Naturalmente, da perfetti cattolici, non si può considerare dubbia la verità della Bibbia, infatti lo stesso San Tommaso d’Aquino asserisce che, poiché esistono diverse interpretazioni del testo sacro, non è possibile affermare come assolutamente vera solo una di esse, ma bisogna lasciare spazio anche alle analisi razionali che possano chiarire i punti contrastanti (Summa Theologiae I, q. 68, a. 1).
Tutto questo però non sarebbe potuto emergere se non ci fosse stato un cambiamento in ambito socio-culturale che ha appunto posto i presupposti per una nuova visione della scienza che ha permesso ai diversi scienziati di distaccarsi dalle leggi imposte da Dio e basarsi su fatti realmente esaminati. È stato inizialmente lo scienziato polacco Niccolò Copernico che, nella sua opera “De Revolutionibus Orbium Coelestium” (1532), contrasta alcune asserzioni della Scrittura secondo la quale, in ambito astronomico, sia il Sole a ruotare intorno alla Terra, e non viceversa. L’eliocentrismo copernicano comporterà delle conseguenze in ambiti culturali e nella mentalità comune, legata ancora alla tradizione religiosa, dunque si perverrà ad un totale distacco con la realtà del passato.

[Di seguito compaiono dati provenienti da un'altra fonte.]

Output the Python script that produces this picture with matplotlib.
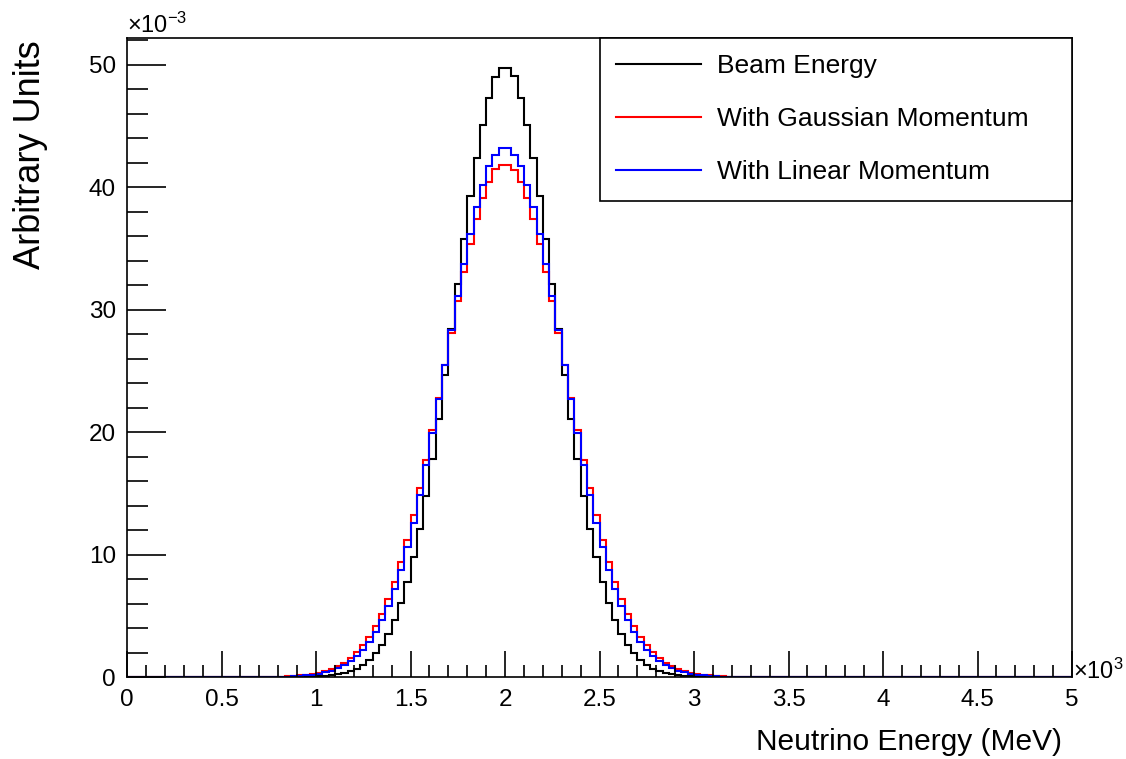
#!/usr/bin/env python3
"""
Neutrino energy spectra: beam energy vs. smeared with Fermi momentum models.
ROOT-style histogram recreated with matplotlib.
"""

import numpy as np
import matplotlib
matplotlib.use("Agg")
import matplotlib.pyplot as plt

plt.rcParams['font.family'] = ['Liberation Sans', 'DejaVu Sans']
plt.rcParams['mathtext.fontset'] = 'custom'
plt.rcParams['mathtext.rm'] = 'Liberation Sans'
plt.rcParams['mathtext.it'] = 'Liberation Sans'

# Histogram binning (MeV): 150 bins from 0 to 5000
N_BINS = 150
E_MIN, E_MAX = 0.0, 5000.0
# the listed contents start at this energy (bin 24), everything else is empty
FIRST_EDGE = 800.0

# Bin contents in units of 1e-3 (normalised to unit area)
beam_energy = [
    0, 0, 0, 0.01, 0.02, 0.04, 0.06, 0.09, 0.14, 0.22,
    0.32, 0.48, 0.69, 0.99, 1.39, 1.92, 2.62, 3.51, 4.64, 6.04,
    7.73, 9.76, 12.1, 14.8, 17.8, 21.1, 24.7, 28.4, 32.1, 35.8,
    39.3, 42.4, 45.1, 47.3, 49.0, 49.7,
    49.7, 49.1, 47.3, 45.1, 42.4, 39.3, 35.8, 32.1, 28.4, 24.7,
    21.1, 17.8, 14.8, 12.1, 9.76, 7.73, 6.04, 4.64, 3.51, 2.62,
    1.92, 1.39, 0.99, 0.69, 0.48, 0.32, 0.22, 0.14, 0.09, 0.06,
    0.04, 0.02, 0.01,
]

gaussian_momentum = [
    0.04, 0.06, 0.09, 0.13, 0.18, 0.25, 0.35, 0.48, 0.66, 0.88,
    1.17, 1.54, 2.01, 2.59, 3.30, 4.15, 5.17, 6.37, 7.77, 9.37,
    11.2, 13.2, 15.4, 17.7, 20.2, 22.8, 25.5, 28.1, 30.7, 33.1,
    35.4, 37.4, 39.1, 40.4, 41.5, 41.8,
    41.8, 41.4, 40.4, 39.1, 37.4, 35.4, 33.1, 30.7, 28.1, 25.5,
    22.8, 20.2, 17.7, 15.4, 13.2, 11.2, 9.37, 7.77, 6.37, 5.17,
    4.15, 3.30, 2.59, 2.01, 1.54, 1.17, 0.88, 0.66, 0.48, 0.35,
    0.25, 0.18, 0.13, 0.09, 0.06, 0.04, 0.03, 0.02, 0.01,
]

linear_momentum = [
    0.025, 0.04, 0.06, 0.09, 0.13, 0.19, 0.26, 0.37, 0.52, 0.71,
    0.96, 1.28, 1.70, 2.23, 2.88, 3.69, 4.66, 5.82, 7.19, 8.77,
    10.6, 12.6, 14.9, 17.3, 19.9, 22.7, 25.5, 28.3, 31.1, 33.7,
    36.2, 38.4, 40.2, 41.7, 42.6, 43.2,
    43.2, 42.6, 41.7, 40.2, 38.4, 36.2, 33.7, 31.1, 28.3, 25.5,
    22.7, 19.9, 17.3, 14.9, 12.6, 10.6, 8.77, 7.19, 5.82, 4.66,
    3.69, 2.88, 2.23, 1.70, 1.28, 0.96, 0.71, 0.52, 0.37, 0.26,
    0.19, 0.13, 0.09, 0.06, 0.04, 0.025, 0.015,
]

labels = ["Beam Energy", "With Gaussian Momentum", "With Linear Momentum"]
colors = ["black", "#ff0000", "#0000ff"]

x_ticks = [0, 500, 1000, 1500, 2000, 2500, 3000, 3500, 4000, 4500, 5000]
x_tick_labels = ["0", "0.5", "1", "1.5", "2", "2.5", "3", "3.5", "4", "4.5", "5"]
y_ticks = [0, 10, 20, 30, 40, 50]
y_tick_labels = ["0", "10", "20", "30", "40", "50"]


def fill_histogram(contents):
    """Put the listed contents into the full 150-bin array."""
    edges = np.linspace(E_MIN, E_MAX, N_BINS + 1)
    width = (E_MAX - E_MIN) / N_BINS
    first = int(round((FIRST_EDGE - E_MIN) / width))
    full = np.zeros(N_BINS)
    full[first:first + len(contents)] = np.array(contents) * 1e-3
    return edges, full


def main():
    fig = plt.figure(figsize=(11.26, 7.59), dpi=100)
    ax = fig.add_axes([127 / 1126, 1 - 677 / 759, 945 / 1126, 639 / 759])

    series = [beam_energy, gaussian_momentum, linear_momentum]
    ymax = 0
    for data, label, color in zip(series, labels, colors):
        edges, full = fill_histogram(data)
        ax.stairs(full, edges, color=color, linewidth=1.5, label=label)
        ymax = max(ymax, full.max())

    ax.set_xlim(E_MIN, E_MAX)
    ax.set_ylim(0, 1.05 * ymax)

    # ROOT-like ticks: inside, bottom/left only
    ax.set_xticks(x_ticks)
    ax.set_xticklabels(x_tick_labels)
    ax.set_xticks(np.arange(0, 5001, 100), minor=True)
    ax.set_yticks(np.array(y_ticks) * 1e-3)
    ax.set_yticklabels(y_tick_labels)
    ax.set_yticks(np.arange(0, 0.0521, 0.002), minor=True)
    ax.tick_params(which="both", direction="in", top=False, right=False,
                   width=1.2, labelsize=17.5)
    ax.tick_params(axis="x", which="major", length=19, pad=9)
    ax.tick_params(axis="x", which="minor", length=9)
    ax.tick_params(axis="y", which="major", length=28, pad=8)
    ax.tick_params(axis="y", which="minor", length=15)
    for spine in ax.spines.values():
        spine.set_linewidth(1.2)

    # exponent markers
    fig.text(127 / 1126, 1 - 33 / 759, r"$\times10^{-3}$", fontsize=17,
             ha="left", va="baseline")
    fig.text(1073 / 1126, 1 - 679 / 759, r"$\times10^{3}$", fontsize=17,
             ha="left", va="baseline")

    # axis titles, ROOT aligns them to the top / right ends
    fig.text(1062 / 1126, 1 - 750 / 759, "Neutrino Energy (MeV)",
             fontsize=21.5, ha="right", va="baseline")
    fig.text(31 / 1126, 1 - 40 / 759, "Arbitrary Units", fontsize=26,
             rotation=90, ha="center", va="top")

    leg = ax.legend(loc="upper left", bbox_to_anchor=(473 / 945, 0, 472 / 945, 1.0),
                    mode="expand", borderaxespad=0, fancybox=False,
                    edgecolor="black", framealpha=1, fontsize=19,
                    handlelength=3.2, handletextpad=0.6, labelspacing=1.1,
                    borderpad=0.62)
    leg.get_frame().set_linewidth(1.2)
    for line in leg.get_lines():
        line.set_linewidth(1.5)

    fig.savefig("out.png", dpi=100)


if __name__ == "__main__":
    main()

Come ben si sa, anche il caso di Galileo Galilei è uno degli episodi più noti della storia della Chiesa, e ha prodotto degli effetti nella concezione dei rapporti tra scienza e fede. Egli venne contestato proprio perché confermava la teoria di Copernico e la Chiesa, in merito a ciò, volle attribuire ai testi sacri anche l’obiettivo di istruire l’uomo in ambito scientifico.
La Chiesa tentava di mostrare la superiorità della Sacra Scrittura, quindi della religione, sulla scienza, per di più mirava ad integrarla in essa e creare un rapporto di subordinazione, ed infine modellarla secondo le volontà dettate da Dio.
Giovanni Paolo II, nel Discorso alla Pontificia Accademia delle Scienze (31 Ottobre 1992, n.9), mostra d’essere consapevole degli errori commessi dalla Chiesa, riguardo al caso Galilei e che quest’ultimo costituisse un preteso rifiuto del progresso scientifico e probabilmente, proprio per questo motivo, alcuni uomini di scienza elaboreranno un pensiero basato sull’incompatibilità tra lo spirito della scienza e la fede cristiana.
Lo stesso Papa continua ancora con queste parole: «la distinzione tra i due campi del sapere non deve essere intesa come un’opposizione. I due settori non sono del tutto estranei l’uno all’altro, ma hanno punti di incontro. Le metodologie proprie di ciascuno permettono di mettere in evidenza aspetti diversi della realtà» (n.12). C’è dunque qualcuno che, attraverso i suoi scritti, fa intendere che esiste ancora uno spiraglio di luce che possa portare ad un ricongiungimento tra fede e scienza che in realtà sembrano non essere mai state opposte o, addirittura, nemiche, ma presentano semplicemente principi e punti di riferimento differenti.
A partire dall’episodio riguardante Galileo Galilei, verrà conferita così tanta libertà alla scienza che quest’ultima sarà in grado di seminare terrore e modificare la natura delle cose. Giunti al XX secolo non si è in grado di capire se le scoperte e le rivoluzioni avvenute in campo scientifico siano state un bene o meno, proprio perché col tempo si è ottenuto un progresso che ha suscitato il sospetto di tutta la popolazione che ha dato vita ad una serie di riflessioni, riconoscendo il rischio che si corre a causa del cattivo modo di utilizzare il progresso della scienza.
«[…] I sospetti e la paura verso la scienza sono stati alimentati da quattro sentimenti: che la scienza è incomprensibile; che le sue conseguenze pratiche e morali sono imprevedibili e forse catastrofiche; che essa sottolinea la debolezza dell’individuo e mina l’autorità. […] Nella misura in cui la scienza interferisce con l’ordine naturale delle cose, essa risulta intrinsecamente pericolosa» (E. Hobsbawm, Il secolo breve, trad. it., Milano 1995).